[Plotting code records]
☆ ☆ ☆ ☆

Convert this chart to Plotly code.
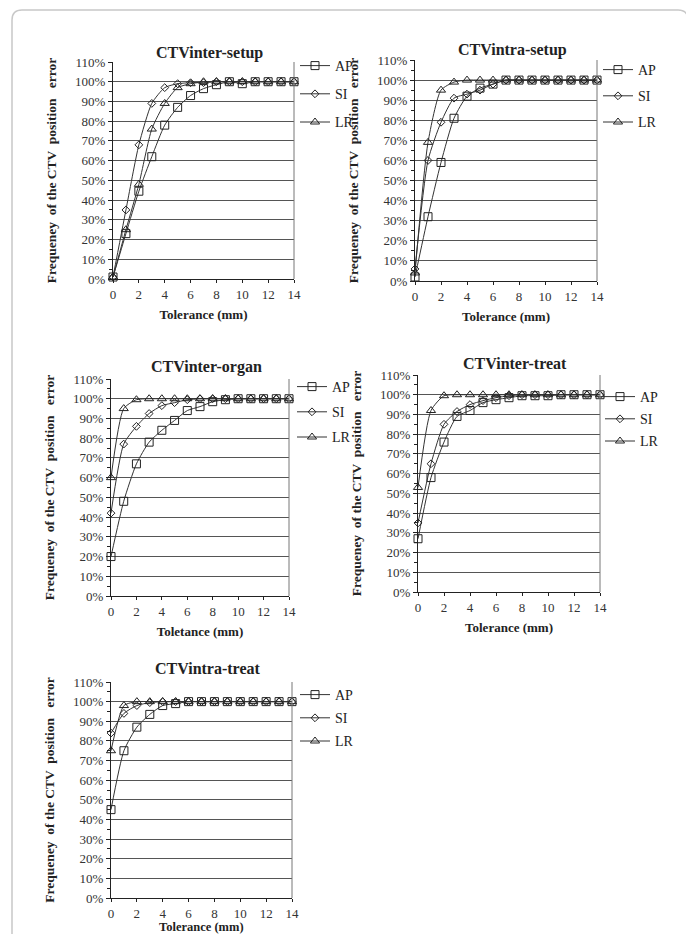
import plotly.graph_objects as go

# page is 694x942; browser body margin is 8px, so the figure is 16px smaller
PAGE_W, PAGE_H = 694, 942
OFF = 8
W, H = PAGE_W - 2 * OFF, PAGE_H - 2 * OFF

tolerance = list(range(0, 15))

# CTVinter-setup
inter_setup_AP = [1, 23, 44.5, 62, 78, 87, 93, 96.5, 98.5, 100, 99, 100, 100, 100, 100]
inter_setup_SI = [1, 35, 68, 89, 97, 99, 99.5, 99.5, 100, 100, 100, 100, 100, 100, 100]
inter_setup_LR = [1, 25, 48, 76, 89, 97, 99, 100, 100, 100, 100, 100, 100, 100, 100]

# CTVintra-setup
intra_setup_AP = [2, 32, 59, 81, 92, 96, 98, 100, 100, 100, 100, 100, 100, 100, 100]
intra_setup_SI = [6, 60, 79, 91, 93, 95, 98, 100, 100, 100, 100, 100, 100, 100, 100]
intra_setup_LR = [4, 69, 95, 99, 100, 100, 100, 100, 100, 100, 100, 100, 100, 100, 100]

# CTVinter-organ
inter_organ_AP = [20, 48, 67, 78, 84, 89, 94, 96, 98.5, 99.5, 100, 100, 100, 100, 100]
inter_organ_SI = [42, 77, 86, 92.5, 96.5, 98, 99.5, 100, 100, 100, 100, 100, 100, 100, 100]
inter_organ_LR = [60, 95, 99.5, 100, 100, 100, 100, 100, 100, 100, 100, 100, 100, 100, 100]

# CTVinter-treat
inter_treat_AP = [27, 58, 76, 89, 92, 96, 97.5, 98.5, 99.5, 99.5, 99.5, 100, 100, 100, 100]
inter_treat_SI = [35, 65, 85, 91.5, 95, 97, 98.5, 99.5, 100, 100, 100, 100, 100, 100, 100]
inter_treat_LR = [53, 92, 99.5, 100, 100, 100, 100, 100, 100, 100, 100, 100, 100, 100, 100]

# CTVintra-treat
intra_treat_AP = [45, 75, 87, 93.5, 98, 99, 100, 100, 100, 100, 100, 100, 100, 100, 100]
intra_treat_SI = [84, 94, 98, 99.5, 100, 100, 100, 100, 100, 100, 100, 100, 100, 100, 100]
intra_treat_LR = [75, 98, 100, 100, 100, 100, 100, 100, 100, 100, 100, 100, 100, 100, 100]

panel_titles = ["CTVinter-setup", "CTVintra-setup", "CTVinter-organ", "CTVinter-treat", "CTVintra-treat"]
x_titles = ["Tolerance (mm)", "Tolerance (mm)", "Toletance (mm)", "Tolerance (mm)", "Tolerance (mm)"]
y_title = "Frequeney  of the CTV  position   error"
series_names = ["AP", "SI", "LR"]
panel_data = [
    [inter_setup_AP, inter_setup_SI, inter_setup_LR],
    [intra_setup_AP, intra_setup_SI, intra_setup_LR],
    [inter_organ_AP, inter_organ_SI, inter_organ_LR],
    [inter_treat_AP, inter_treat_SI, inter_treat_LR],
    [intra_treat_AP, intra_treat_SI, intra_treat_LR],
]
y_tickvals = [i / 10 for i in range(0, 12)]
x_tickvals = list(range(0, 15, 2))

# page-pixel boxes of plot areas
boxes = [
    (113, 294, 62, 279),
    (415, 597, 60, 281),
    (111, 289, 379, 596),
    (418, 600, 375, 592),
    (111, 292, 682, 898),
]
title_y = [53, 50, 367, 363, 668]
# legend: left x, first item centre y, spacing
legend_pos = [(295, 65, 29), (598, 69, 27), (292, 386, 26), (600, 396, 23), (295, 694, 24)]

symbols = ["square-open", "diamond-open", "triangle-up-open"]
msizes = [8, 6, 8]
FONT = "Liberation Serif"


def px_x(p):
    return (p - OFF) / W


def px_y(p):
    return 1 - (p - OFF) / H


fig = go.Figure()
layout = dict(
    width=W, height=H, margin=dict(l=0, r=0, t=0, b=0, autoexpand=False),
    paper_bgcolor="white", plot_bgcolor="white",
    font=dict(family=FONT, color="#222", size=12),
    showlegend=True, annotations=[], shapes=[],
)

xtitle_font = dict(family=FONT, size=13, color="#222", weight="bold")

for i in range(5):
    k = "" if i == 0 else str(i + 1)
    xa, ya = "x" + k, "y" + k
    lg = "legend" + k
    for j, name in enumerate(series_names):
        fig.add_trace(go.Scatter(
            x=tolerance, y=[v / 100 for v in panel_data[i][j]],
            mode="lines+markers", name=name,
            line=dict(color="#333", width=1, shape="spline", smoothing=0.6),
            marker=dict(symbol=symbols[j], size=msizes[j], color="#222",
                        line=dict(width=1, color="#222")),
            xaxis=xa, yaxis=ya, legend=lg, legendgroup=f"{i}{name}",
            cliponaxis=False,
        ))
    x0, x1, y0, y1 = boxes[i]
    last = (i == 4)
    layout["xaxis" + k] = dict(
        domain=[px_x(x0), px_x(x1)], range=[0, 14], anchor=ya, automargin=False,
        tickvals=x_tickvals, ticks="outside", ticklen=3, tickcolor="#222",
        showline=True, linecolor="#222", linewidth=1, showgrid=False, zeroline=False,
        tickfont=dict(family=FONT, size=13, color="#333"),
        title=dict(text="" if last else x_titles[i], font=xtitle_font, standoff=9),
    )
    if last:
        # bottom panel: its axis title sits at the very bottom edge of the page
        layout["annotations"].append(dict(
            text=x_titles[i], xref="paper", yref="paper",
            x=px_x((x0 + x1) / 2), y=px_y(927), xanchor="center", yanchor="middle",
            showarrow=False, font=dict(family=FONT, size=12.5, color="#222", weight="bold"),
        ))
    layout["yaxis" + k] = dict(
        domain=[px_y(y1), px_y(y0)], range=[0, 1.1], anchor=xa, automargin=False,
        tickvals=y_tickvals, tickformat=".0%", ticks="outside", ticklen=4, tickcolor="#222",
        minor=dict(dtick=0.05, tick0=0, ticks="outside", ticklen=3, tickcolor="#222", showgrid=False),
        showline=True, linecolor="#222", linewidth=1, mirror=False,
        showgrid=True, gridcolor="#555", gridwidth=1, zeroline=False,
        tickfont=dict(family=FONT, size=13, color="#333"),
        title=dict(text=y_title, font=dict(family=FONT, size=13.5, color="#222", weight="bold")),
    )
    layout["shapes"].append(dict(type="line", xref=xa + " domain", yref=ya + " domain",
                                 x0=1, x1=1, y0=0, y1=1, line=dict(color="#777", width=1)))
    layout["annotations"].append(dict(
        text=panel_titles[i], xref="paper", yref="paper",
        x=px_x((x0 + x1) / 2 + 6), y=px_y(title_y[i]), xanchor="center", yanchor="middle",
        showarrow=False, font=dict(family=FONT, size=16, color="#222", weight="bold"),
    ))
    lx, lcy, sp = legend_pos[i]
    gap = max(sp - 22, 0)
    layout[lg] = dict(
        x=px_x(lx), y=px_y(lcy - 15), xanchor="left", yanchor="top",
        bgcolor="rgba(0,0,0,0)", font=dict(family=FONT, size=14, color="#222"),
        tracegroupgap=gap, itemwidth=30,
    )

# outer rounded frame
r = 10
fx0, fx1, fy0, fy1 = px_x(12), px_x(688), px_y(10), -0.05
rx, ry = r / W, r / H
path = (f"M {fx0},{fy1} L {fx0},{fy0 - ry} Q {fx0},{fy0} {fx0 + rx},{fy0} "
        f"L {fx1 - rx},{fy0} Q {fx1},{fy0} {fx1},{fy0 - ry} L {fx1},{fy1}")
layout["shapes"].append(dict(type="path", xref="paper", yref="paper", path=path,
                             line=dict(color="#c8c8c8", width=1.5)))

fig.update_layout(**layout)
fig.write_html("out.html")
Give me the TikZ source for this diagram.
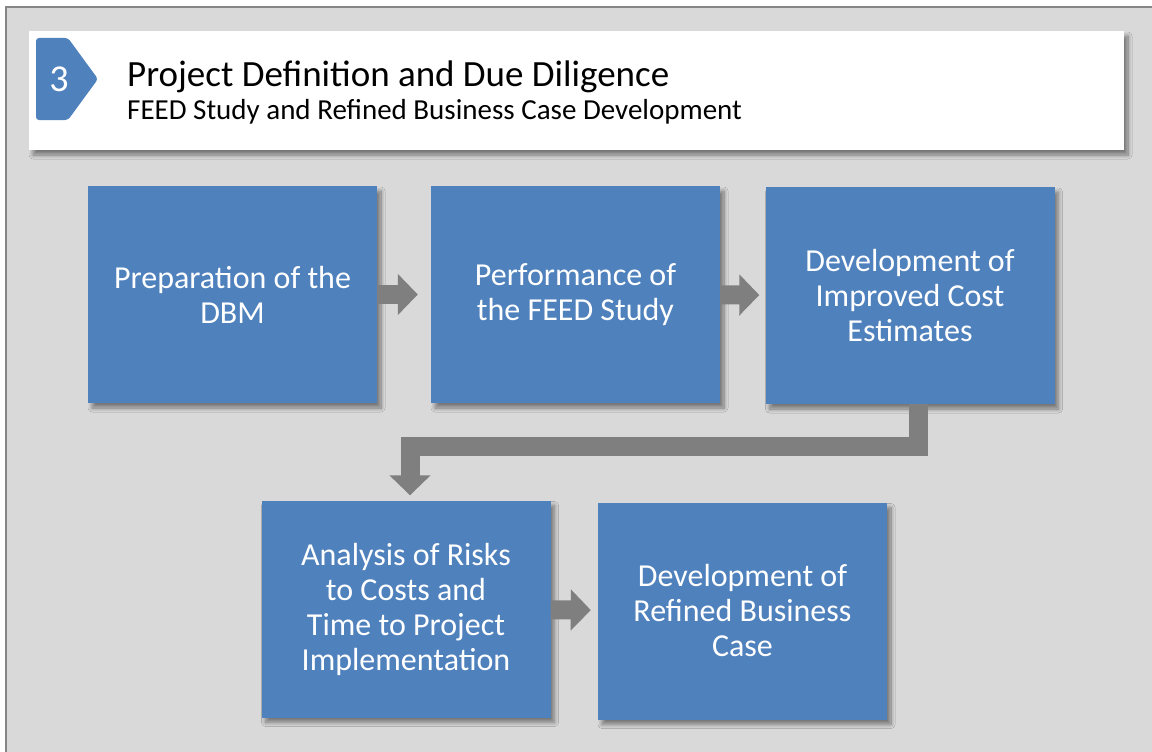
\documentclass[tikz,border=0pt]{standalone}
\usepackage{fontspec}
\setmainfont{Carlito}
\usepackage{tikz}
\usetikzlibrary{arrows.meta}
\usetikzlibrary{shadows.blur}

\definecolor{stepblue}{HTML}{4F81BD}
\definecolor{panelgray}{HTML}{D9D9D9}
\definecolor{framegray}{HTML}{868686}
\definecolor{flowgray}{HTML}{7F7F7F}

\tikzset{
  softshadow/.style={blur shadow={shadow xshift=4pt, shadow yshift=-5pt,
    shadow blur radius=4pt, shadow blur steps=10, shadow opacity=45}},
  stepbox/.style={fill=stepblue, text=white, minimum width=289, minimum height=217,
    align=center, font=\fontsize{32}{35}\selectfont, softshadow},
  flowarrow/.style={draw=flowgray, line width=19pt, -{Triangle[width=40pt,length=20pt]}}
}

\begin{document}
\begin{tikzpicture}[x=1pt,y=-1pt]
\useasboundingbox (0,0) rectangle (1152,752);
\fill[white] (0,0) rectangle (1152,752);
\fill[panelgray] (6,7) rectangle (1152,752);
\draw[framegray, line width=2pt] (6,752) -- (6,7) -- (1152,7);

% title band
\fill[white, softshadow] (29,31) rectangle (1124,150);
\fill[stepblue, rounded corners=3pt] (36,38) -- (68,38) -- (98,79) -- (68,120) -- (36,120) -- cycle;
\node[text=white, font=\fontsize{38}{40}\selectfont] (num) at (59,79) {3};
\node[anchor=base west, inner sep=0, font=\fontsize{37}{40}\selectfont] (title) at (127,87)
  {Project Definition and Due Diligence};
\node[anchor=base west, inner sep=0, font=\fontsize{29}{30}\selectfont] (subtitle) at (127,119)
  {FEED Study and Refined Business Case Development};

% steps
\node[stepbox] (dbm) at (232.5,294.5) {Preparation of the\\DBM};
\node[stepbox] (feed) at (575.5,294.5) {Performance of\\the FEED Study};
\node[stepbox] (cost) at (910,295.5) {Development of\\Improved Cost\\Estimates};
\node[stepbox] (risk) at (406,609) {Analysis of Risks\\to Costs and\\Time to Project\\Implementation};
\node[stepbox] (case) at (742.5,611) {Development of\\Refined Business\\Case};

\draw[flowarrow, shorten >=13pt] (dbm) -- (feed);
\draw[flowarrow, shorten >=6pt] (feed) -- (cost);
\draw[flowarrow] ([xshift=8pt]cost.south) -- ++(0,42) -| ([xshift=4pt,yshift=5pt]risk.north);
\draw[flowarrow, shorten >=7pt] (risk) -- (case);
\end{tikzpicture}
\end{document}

☆ ☆ ☆ ☆

GIVEN REQUEST. Beginning with the line above that contains "Give me the TikZ source for this diagram." and ending with the line that contains "(6,7) -- (1152,7);", quote each line exactly, keeping out the pictures.

COMPLETE ANSWER.
Give me the TikZ source for this diagram.
\documentclass[tikz,border=0pt]{standalone}
\usepackage{fontspec}
\setmainfont{Carlito}
\usepackage{tikz}
\usetikzlibrary{arrows.meta}
\usetikzlibrary{shadows.blur}

\definecolor{stepblue}{HTML}{4F81BD}
\definecolor{panelgray}{HTML}{D9D9D9}
\definecolor{framegray}{HTML}{868686}
\definecolor{flowgray}{HTML}{7F7F7F}

\tikzset{
  softshadow/.style={blur shadow={shadow xshift=4pt, shadow yshift=-5pt,
    shadow blur radius=4pt, shadow blur steps=10, shadow opacity=45}},
  stepbox/.style={fill=stepblue, text=white, minimum width=289, minimum height=217,
    align=center, font=\fontsize{32}{35}\selectfont, softshadow},
  flowarrow/.style={draw=flowgray, line width=19pt, -{Triangle[width=40pt,length=20pt]}}
}

\begin{document}
\begin{tikzpicture}[x=1pt,y=-1pt]
\useasboundingbox (0,0) rectangle (1152,752);
\fill[white] (0,0) rectangle (1152,752);
\fill[panelgray] (6,7) rectangle (1152,752);
\draw[framegray, line width=2pt] (6,752) -- (6,7) -- (1152,7);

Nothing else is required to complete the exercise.